- [The request] Extract every line below that contains the word "this".

- [Source data]
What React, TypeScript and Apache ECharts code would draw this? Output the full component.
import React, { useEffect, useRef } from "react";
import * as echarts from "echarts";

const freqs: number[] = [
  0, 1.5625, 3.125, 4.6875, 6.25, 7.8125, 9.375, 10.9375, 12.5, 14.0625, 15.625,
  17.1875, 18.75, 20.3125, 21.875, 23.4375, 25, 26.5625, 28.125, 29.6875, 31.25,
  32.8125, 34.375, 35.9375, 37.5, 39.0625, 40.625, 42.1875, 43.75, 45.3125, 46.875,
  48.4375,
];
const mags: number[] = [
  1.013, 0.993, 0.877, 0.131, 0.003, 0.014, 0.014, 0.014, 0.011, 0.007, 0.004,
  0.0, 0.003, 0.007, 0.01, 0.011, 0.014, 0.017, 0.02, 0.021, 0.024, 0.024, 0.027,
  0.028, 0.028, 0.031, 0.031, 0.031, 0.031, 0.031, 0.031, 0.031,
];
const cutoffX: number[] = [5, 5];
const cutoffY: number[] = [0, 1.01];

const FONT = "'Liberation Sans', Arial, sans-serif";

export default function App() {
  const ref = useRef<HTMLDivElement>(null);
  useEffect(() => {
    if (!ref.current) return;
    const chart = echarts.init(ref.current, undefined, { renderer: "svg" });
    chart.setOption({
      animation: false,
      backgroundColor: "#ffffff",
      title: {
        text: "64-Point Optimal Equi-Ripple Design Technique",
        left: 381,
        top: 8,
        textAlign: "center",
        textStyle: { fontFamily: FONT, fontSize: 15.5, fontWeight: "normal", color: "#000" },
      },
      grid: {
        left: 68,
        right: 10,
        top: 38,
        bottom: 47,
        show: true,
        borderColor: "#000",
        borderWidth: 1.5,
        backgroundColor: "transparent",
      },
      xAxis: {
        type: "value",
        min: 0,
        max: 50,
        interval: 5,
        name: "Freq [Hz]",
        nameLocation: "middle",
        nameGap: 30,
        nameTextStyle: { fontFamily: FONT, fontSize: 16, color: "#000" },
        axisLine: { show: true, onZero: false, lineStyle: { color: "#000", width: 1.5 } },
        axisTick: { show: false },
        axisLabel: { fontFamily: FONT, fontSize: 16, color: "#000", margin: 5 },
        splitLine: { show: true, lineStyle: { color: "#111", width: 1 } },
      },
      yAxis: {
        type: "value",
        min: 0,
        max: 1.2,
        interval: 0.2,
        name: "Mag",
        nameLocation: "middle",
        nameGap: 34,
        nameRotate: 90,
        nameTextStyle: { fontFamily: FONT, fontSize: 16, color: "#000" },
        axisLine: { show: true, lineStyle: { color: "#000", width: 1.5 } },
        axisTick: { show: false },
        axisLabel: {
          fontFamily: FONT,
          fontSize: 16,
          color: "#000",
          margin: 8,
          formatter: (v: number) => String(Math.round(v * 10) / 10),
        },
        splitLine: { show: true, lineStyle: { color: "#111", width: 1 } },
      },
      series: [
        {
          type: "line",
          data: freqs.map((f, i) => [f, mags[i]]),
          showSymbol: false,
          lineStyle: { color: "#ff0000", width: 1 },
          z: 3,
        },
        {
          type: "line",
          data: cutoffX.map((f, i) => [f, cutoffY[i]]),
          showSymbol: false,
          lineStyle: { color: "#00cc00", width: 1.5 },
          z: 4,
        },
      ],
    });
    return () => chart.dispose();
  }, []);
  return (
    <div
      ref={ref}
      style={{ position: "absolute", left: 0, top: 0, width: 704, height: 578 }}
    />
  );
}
* * *
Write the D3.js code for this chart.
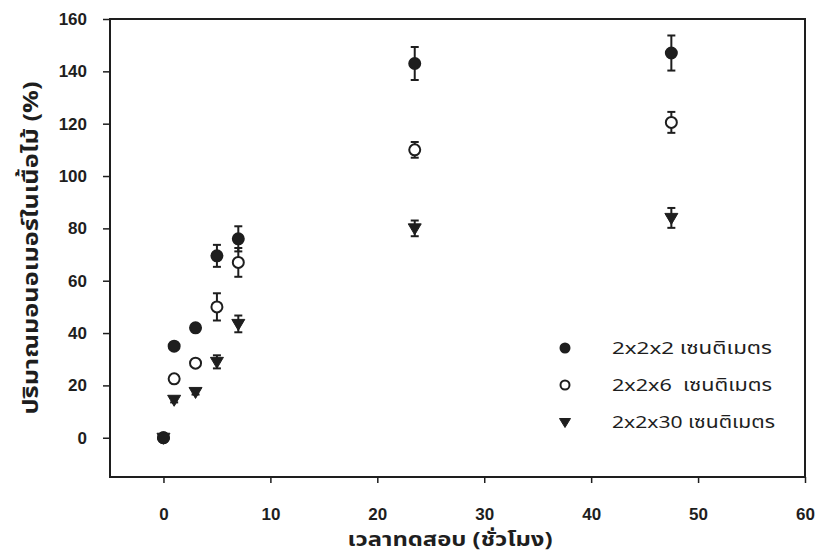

- [Written reply]
What React, TypeScript and Apache ECharts code would draw this? Output the full component.
Write the D3.js code for this chart.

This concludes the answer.